We observed one accuracy deviation that is worth mentioning. RTL power analysis consistently overestimates the power dissipated by modules that undergo substantial logic optimization during the synthesis flow. This is particularly true of designs that, for example, rely on cross-module logic optimization or whose RTL description relies on behavioral retiming to optimize the number of flipflops in the design. The accuracy deviation arises from the RTL power-analysis tool’s lack of awareness of the advanced logic optimization techniques used by synthesis tools.
8. Special Simulation Challenges for a Configurable IP Core
Most IC design teams work on one particular instance of a design at a time. However, Tensilica engineers deal with the special challenge of developing a configurable microprocessor core. The Xtensa microprocessor can be tailored for a particular application through a selection menu on a web-based GUI. For example, the designer can choose the number of general-purpose registers in a customized core; various cache-memory attributes; the number and priorities of interrupts; and support for specialized operations such as a floating-point execution unit, specialized DSP operations, and an entire vector DSP coprocessor called Vectra.
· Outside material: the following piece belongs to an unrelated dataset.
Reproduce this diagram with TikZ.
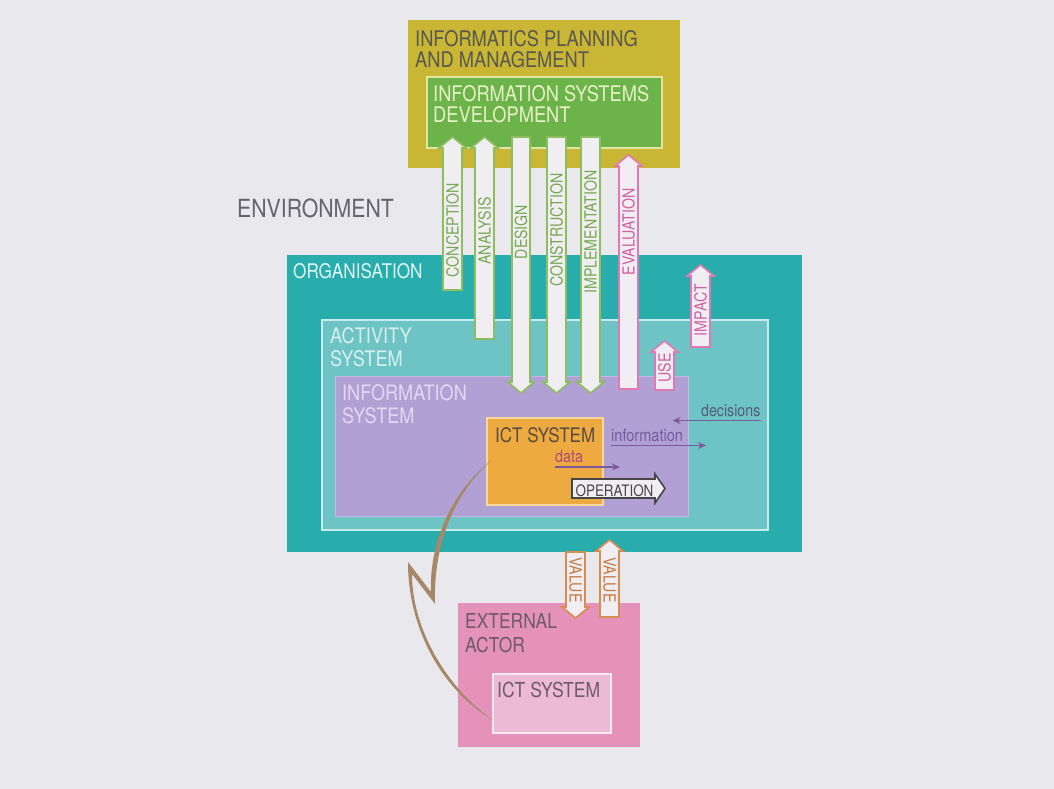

As the designer configures a core, the GUI provides immediate feedback on the processor core’s estimated area, timing, and power dissipation through live bar graphs displayed by the GUI as shown in Figure 3. To provide accurate, real-time feedback, Tensilica extensively characterizes Xtensa microprocessor cores using numerous combinations of the various configuration options. Further, because the core is licensed as “soft” IP, it must be characterized for multiple semiconductor process technologies. This compute-intensive process generates a database of area, timing, and power numbers that drive the GUI estimator.
Figure 3: Live bar graphs on the Xtensa Processor Generator GUI provide real-time feedback about processor speed, area, and power dissipation at the bottom of the GUI page.
It takes weeks of simulation to generate estimation data for the Xtensa GUI. Any procedure that speeds this process is therefore very valuable. We have had a positive experience with RTL-based poweranalysis tools and have already tuned our design flow to provide close correlation to post place-androute numbers for Xtensa microprocessor designs. Because RTL power analysis is much faster than gate-level simulation, we intend to use RTL power analysis to generate the bulk of the estimation data for our next-generation configurable processor.
Today’s multimillion-transistor SOC designs create new challenges for engineers to effectively manage the amount of power being dissipated in their design. To meet aggressive power budgets, designers must focus on power consumption throughout the course of the design. RTL power analysis can help in this process and it offers numerous advantages over the traditional flow, which involves analyzing power on gate-level net lists. One significant advantage is that RTL power analysis can be started much earlier in the design cycle when it is still possible to reduce power dissipation through design changes. Another important advantage is the preservation of design hierarchy in the RTL power reports, which makes it easy to pinpoint opportunities for power savings.
We have demonstrated that RTL power analysis is an effective design methodology for monitoring and reducing a microprocessor core’s power dissipation. It is now an integral part of our design flow and has also helped us with our design-characterization efforts. We believe that this methodology has general applicability to the vast majority of today’s SOC designs.